## Given data
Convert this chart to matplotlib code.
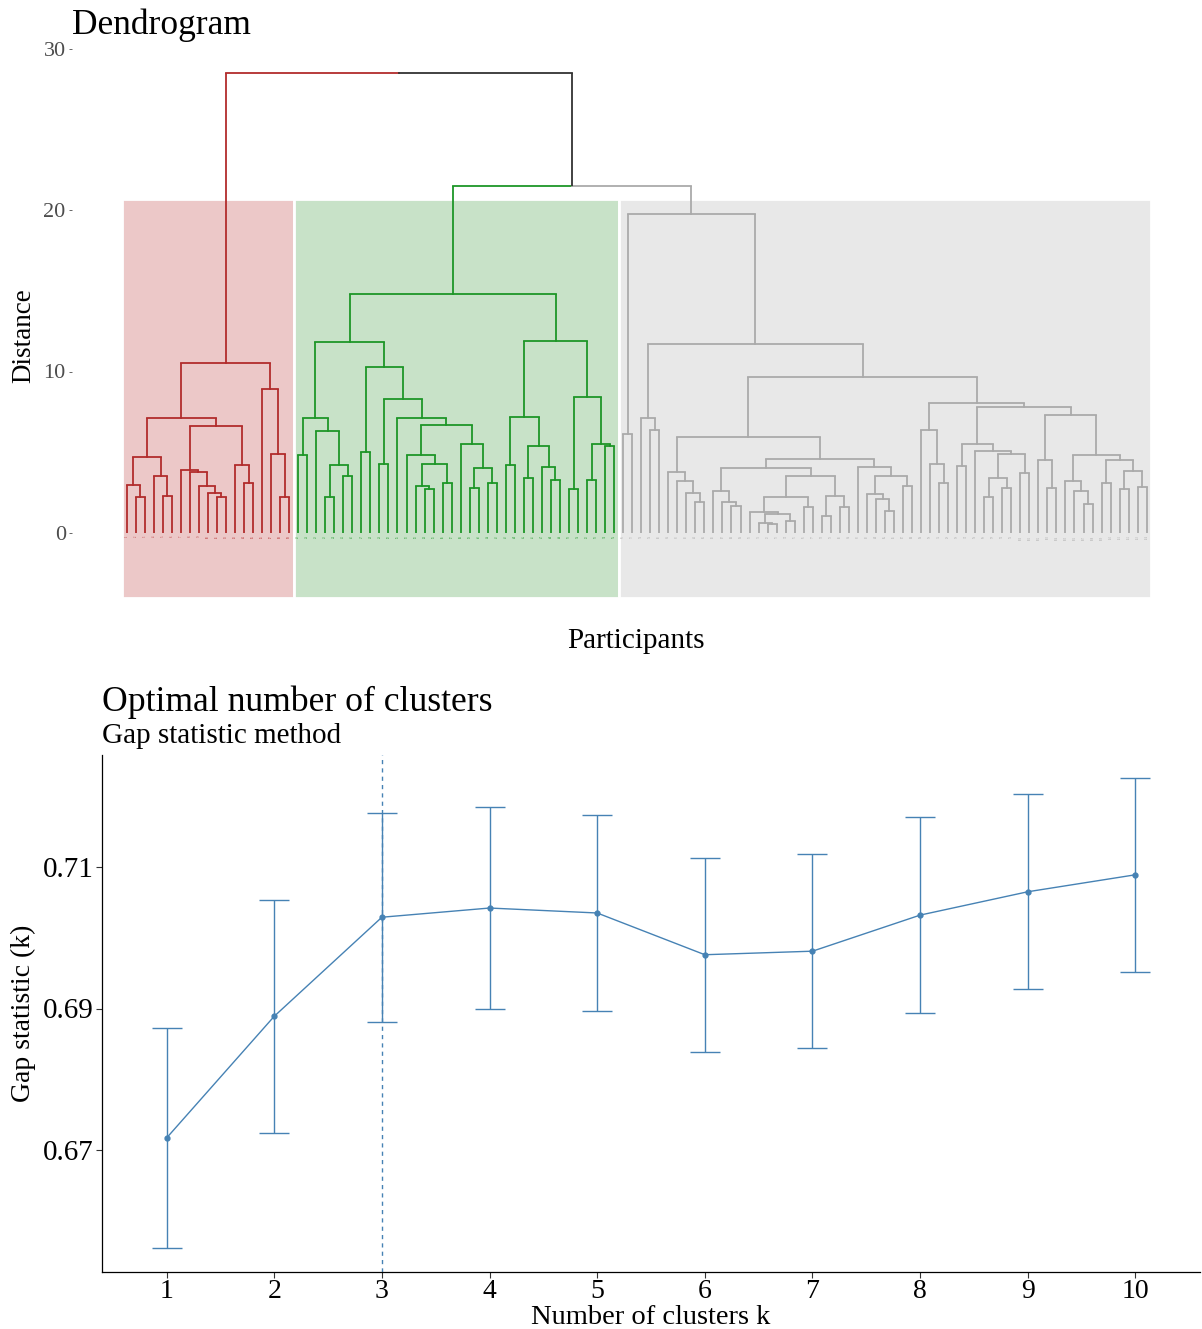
import re
import matplotlib
matplotlib.use("Agg")
import matplotlib.pyplot as plt
from matplotlib.patches import Rectangle

plt.rcParams['font.family'] = ['Liberation Serif', 'DejaVu Serif']

# ---------------- data ----------------
# Dendrogram clusters as nested "(left,right)height" strings; "*" is a participant (leaf)
red_cluster = ("((((*,(*,*)2.2)3.0,(*,(*,*)2.3)3.5)4.7,"
               "((*,(*,(*,(*,(*,*)2.2)2.5)2.9)3.8)3.9,(*,(*,*)3.1)4.2)6.6)7.1,"
               "(*,(*,(*,*)2.2)4.9)8.9)10.5")
green_cluster = ("((((*,*)4.8,(*,((*,*)2.2,(*,*)3.5)4.2)6.3)7.1,"
                 "((*,*)5.0,((*,*)4.3,(*,((*,((*,(*,*)2.7)2.9,(*,*)3.1)4.25)4.8,"
                 "(*,((*,*)2.8,(*,*)3.1)4.0)5.5)6.7)7.1)8.3)10.3)11.8,"
                 "(((*,*)4.2,((*,*)3.4,(*,(*,*)3.3)4.1)5.4)7.2,"
                 "((*,*)2.7,((*,*)3.3,(*,*)5.4)5.5)8.4)11.9)14.8")
grey_cluster = ("((*,*)6.1,((*,(*,*)6.4)7.15,"
                "(((*,(*,(*,(*,*)1.95)2.5)3.2)3.8,"
                "(((*,(*,(*,*)1.67)1.9)2.6,(((*,((*,(*,*)0.54)0.64,(*,*)0.72)1.2)1.3,(*,*)1.6)2.25,"
                "((*,*)1.05,(*,*)1.6)2.3)3.5)4.0,"
                "(*,((*,(*,(*,*)1.36)2.1)2.4,(*,*)2.9)3.5)4.1)4.6)5.96,"
                "((*,(*,(*,*)3.1)4.3)6.4,"
                "(((*,*)4.17,(*,(((*,*)2.2,(*,*)2.77)3.4,(*,*)3.7)4.9)5.08)5.5,"
                "((*,(*,*)2.77)4.5,((*,(*,(*,*)1.8)2.6)3.24,((*,*)3.08,((*,*)2.7,(*,*)2.83)3.86)4.5)4.8)7.3)7.82)8.03)9.64)11.7)19.75")
green_grey_height = 21.5
root_height = 28.5
cluster_line_colors = ["#B22C2C", "#1E9628", "#AAAAAA"]
cluster_fill_colors = ["#ECC8C8", "#C8E2C8", "#E8E8E8"]
rect_top = 20.7
rect_bottom = -4.0
dend_yticks = [0, 10, 20, 30]

# Gap statistic
k_values = [1, 2, 3, 4, 5, 6, 7, 8, 9, 10]
gap_values = [0.6717, 0.6889, 0.7029, 0.7042, 0.7035, 0.6976, 0.6981, 0.7032, 0.7065, 0.7089]
gap_se = [0.0155, 0.0165, 0.0148, 0.0143, 0.0139, 0.0137, 0.0137, 0.0138, 0.0138, 0.0137]
optimal_k = 3
gap_yticks = [0.67, 0.69, 0.71]

# ---------------- helpers ----------------
def parse(s, color):
    s = s.replace(" ", "")
    pos = 0
    def node():
        nonlocal pos
        if s[pos] == "*":
            pos += 1
            return {"leaf": True, "col": color}
        pos += 1  # '('
        left = node()
        pos += 1  # ','
        right = node()
        pos += 1  # ')'
        m = re.match(r"[0-9.]+", s[pos:])
        pos += len(m.group())
        return {"leaf": False, "h": float(m.group()), "kids": [left, right], "col": color}
    return node()

W, H = 1202, 1329
fig = plt.figure(figsize=(W / 100, H / 100), dpi=100)

def fx(x):
    return x / W

def fy(y):
    return 1 - y / H

# ---------------- dendrogram ----------------
ax1 = fig.add_axes([fx(72), fy(605), fx(1195) - fx(72), fy(40) - fy(605)])
trees = [parse(red_cluster, cluster_line_colors[0]),
         parse(green_cluster, cluster_line_colors[1]),
         parse(grey_cluster, cluster_line_colors[2])]
root = {"leaf": False, "h": root_height, "col": "#333333",
        "kids": [trees[0], {"leaf": False, "h": green_grey_height, "col": "#333333",
                            "kids": [trees[1], trees[2]]}]}

leaf_pos = []
lw = 1.3

def draw(n):
    if n["leaf"]:
        x = len(leaf_pos)
        leaf_pos.append((x, n["col"]))
        return x, 0.0
    xs = []
    for c in n["kids"]:
        cx, ch = draw(c)
        xs.append((cx, ch, c["col"]))
    xm = (xs[0][0] + xs[1][0]) / 2
    for cx, ch, col in xs:
        ax1.plot([cx, cx], [ch, n["h"]], color=col, lw=lw, solid_capstyle="butt", zorder=3)
        ax1.plot([cx, xm], [n["h"], n["h"]], color=col, lw=lw, solid_capstyle="projecting", zorder=3)
    return xm, n["h"]

draw(root)

def count(n):
    return 1 if n["leaf"] else sum(count(c) for c in n["kids"])

start = 0
for t, fc in zip(trees, cluster_fill_colors):
    nleaf = count(t)
    ax1.add_patch(Rectangle((start - 0.5, rect_bottom), nleaf, rect_top - rect_bottom,
                            facecolor=fc, edgecolor="white", lw=2, zorder=1))
    start += nleaf

for i, (x, col) in enumerate(leaf_pos):
    ax1.text(x, -0.15, str(i + 1), rotation=90, ha="center", va="top",
             fontsize=2, color=col, zorder=4)

n_leaves = len(leaf_pos)
spacing = (1146.7 - 126.7) / (n_leaves - 1)
ax1.set_xlim(-(126.7 - 72) / spacing, (1195 - 126.7) / spacing)
ax1.set_ylim((533 - 605) / 16.15, (533 - 40) / 16.15)
ax1.set_yticks(dend_yticks)
ax1.set_yticklabels([str(v) for v in dend_yticks], fontsize=16, color="#4D4D4D")
ax1.tick_params(axis="y", length=2.5, width=0.6, color="#4D4D4D", pad=2)
ax1.set_xticks([])
for sp in ax1.spines.values():
    sp.set_visible(False)
ax1.patch.set_alpha(0)

fig.text(fx(72), fy(34), "Dendrogram", fontsize=25.5, ha="left", va="baseline")
fig.text(fx(24), fy(336), "Distance", fontsize=19.5, rotation=90, ha="center", va="center")
fig.text(fx(636), fy(641), "Participants", fontsize=21, ha="center", va="center")

# ---------------- gap statistic ----------------
ax2 = fig.add_axes([fx(102), fy(1272), fx(1200) - fx(102), fy(755) - fy(1272)])
blue = "#4682B4"
ax2.axvline(optimal_k, color=blue, lw=1.0, ls=(0, (3, 3)), zorder=1)
ax2.errorbar(k_values, gap_values, yerr=gap_se, color=blue, lw=1.0,
             marker="o", ms=3.5, capsize=11, capthick=1.0, elinewidth=1.0, zorder=3)
ax2.set_xlim(0.4, 10.6)
ax2.set_ylim(0.67 - (1272 - 1150) / 7075, 0.71 + (867 - 755) / 7075)
ax2.set_xticks(k_values)
ax2.set_xticklabels([str(k) for k in k_values], fontsize=20)
ax2.set_yticks(gap_yticks)
ax2.set_yticklabels([f"{v:.2f}" for v in gap_yticks], fontsize=21)
ax2.tick_params(axis="both", length=4, width=0.8, color="#333333", pad=2)
ax2.tick_params(axis="x", pad=1)
ax2.spines["top"].set_visible(False)
ax2.spines["right"].set_visible(False)
ax2.spines["left"].set_linewidth(0.9)
ax2.spines["bottom"].set_linewidth(0.9)
ax2.set_xlabel("Number of clusters k", fontsize=20.5, labelpad=1)
ax2.set_ylabel("Gap statistic (k)", fontsize=20, labelpad=5)

fig.text(fx(102), fy(711), "Optimal number of clusters", fontsize=25.7, ha="left", va="baseline")
fig.text(fx(102), fy(743), "Gap statistic method", fontsize=21, ha="left", va="baseline")

fig.savefig("out.png", dpi=100)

## Task instructions
Reproduce the material above exactly, first line through the line that contains "dend_yticks = [0, 10, 20, 30]", minus the pictures.

## Problem solution
Convert this chart to matplotlib code.
import re
import matplotlib
matplotlib.use("Agg")
import matplotlib.pyplot as plt
from matplotlib.patches import Rectangle

plt.rcParams['font.family'] = ['Liberation Serif', 'DejaVu Serif']

# ---------------- data ----------------
# Dendrogram clusters as nested "(left,right)height" strings; "*" is a participant (leaf)
red_cluster = ("((((*,(*,*)2.2)3.0,(*,(*,*)2.3)3.5)4.7,"
               "((*,(*,(*,(*,(*,*)2.2)2.5)2.9)3.8)3.9,(*,(*,*)3.1)4.2)6.6)7.1,"
               "(*,(*,(*,*)2.2)4.9)8.9)10.5")
green_cluster = ("((((*,*)4.8,(*,((*,*)2.2,(*,*)3.5)4.2)6.3)7.1,"
                 "((*,*)5.0,((*,*)4.3,(*,((*,((*,(*,*)2.7)2.9,(*,*)3.1)4.25)4.8,"
                 "(*,((*,*)2.8,(*,*)3.1)4.0)5.5)6.7)7.1)8.3)10.3)11.8,"
                 "(((*,*)4.2,((*,*)3.4,(*,(*,*)3.3)4.1)5.4)7.2,"
                 "((*,*)2.7,((*,*)3.3,(*,*)5.4)5.5)8.4)11.9)14.8")
grey_cluster = ("((*,*)6.1,((*,(*,*)6.4)7.15,"
                "(((*,(*,(*,(*,*)1.95)2.5)3.2)3.8,"
                "(((*,(*,(*,*)1.67)1.9)2.6,(((*,((*,(*,*)0.54)0.64,(*,*)0.72)1.2)1.3,(*,*)1.6)2.25,"
                "((*,*)1.05,(*,*)1.6)2.3)3.5)4.0,"
                "(*,((*,(*,(*,*)1.36)2.1)2.4,(*,*)2.9)3.5)4.1)4.6)5.96,"
                "((*,(*,(*,*)3.1)4.3)6.4,"
                "(((*,*)4.17,(*,(((*,*)2.2,(*,*)2.77)3.4,(*,*)3.7)4.9)5.08)5.5,"
                "((*,(*,*)2.77)4.5,((*,(*,(*,*)1.8)2.6)3.24,((*,*)3.08,((*,*)2.7,(*,*)2.83)3.86)4.5)4.8)7.3)7.82)8.03)9.64)11.7)19.75")
green_grey_height = 21.5
root_height = 28.5
cluster_line_colors = ["#B22C2C", "#1E9628", "#AAAAAA"]
cluster_fill_colors = ["#ECC8C8", "#C8E2C8", "#E8E8E8"]
rect_top = 20.7
rect_bottom = -4.0
dend_yticks = [0, 10, 20, 30]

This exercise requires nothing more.